Another trend we can expect to see this year involves the Internet of Things (IoT). You’re probably thinking, “It feels like IoT has been on the trend list for years. Why will this year be different?”

These days, computers and mobile devices aren’t the only things with network connectivity. Smart products, such as TVs, cars, thermostats, motion-sensor lights, and even household appliances, are being designed to use data and a wireless Internet connection to complete automated tasks. If you’re not careful, you’ll soon own a refrigerator that prepares the meal plan for the night and orders the necessary staples to deliver on it. Let’s just hope it still knows how to keep it fresh!
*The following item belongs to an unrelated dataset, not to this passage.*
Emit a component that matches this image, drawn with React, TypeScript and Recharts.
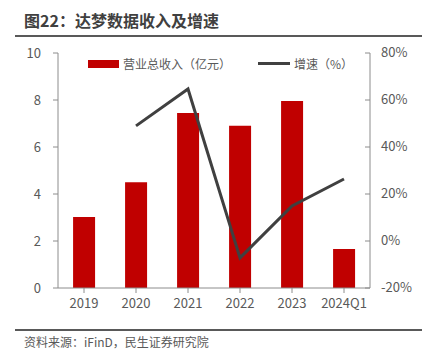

But we’ve heard these “Jetsons” types of stories before. Why is the future taking so long? It goes back to the security issue again. Who do you want to be the trustee of your data? The company that manufactured the device or appliance? The retailer who sold it to you? The government? All of these entities have proven fallible when it comes to data security, so the answer is likely “no.” Millennials, who are less concerned about data privacy than others, aren’t the majority of the market yet, and we just haven’t found a satisfactory data trustee for the rest of us.

IoT technologists are hard at work on the issue via distributed data security frameworks. Think Bitcoin or iPhones. Only one copy of the passcode exists, and it’s on the mobile device without a centralized record. The user’s memory is the only other record. Enabling cybersecure sensors in this simple way is the linchpin of IoT opportunity.

From a real-time analytics standpoint, the IoT offers more insight into consumers’ everyday behaviors. With so many smart devices sending data back and forth to one another comes a growing need to collect that data, store it, and analyze it. For example, companies will now have immediate access to real-time product utilization information, such as how often consumers use the coffee machines and other appliances in their homes or, more dramatically, where, how, and when they spend most of their time outside of the workplace.

Of course, the more connected devices are, the more invasive it may feel to consumers’ privacy. Offering early adopters a sense of security so it doesn’t look like a battle between man and machine (or man and corporation) could help mitigate this problem.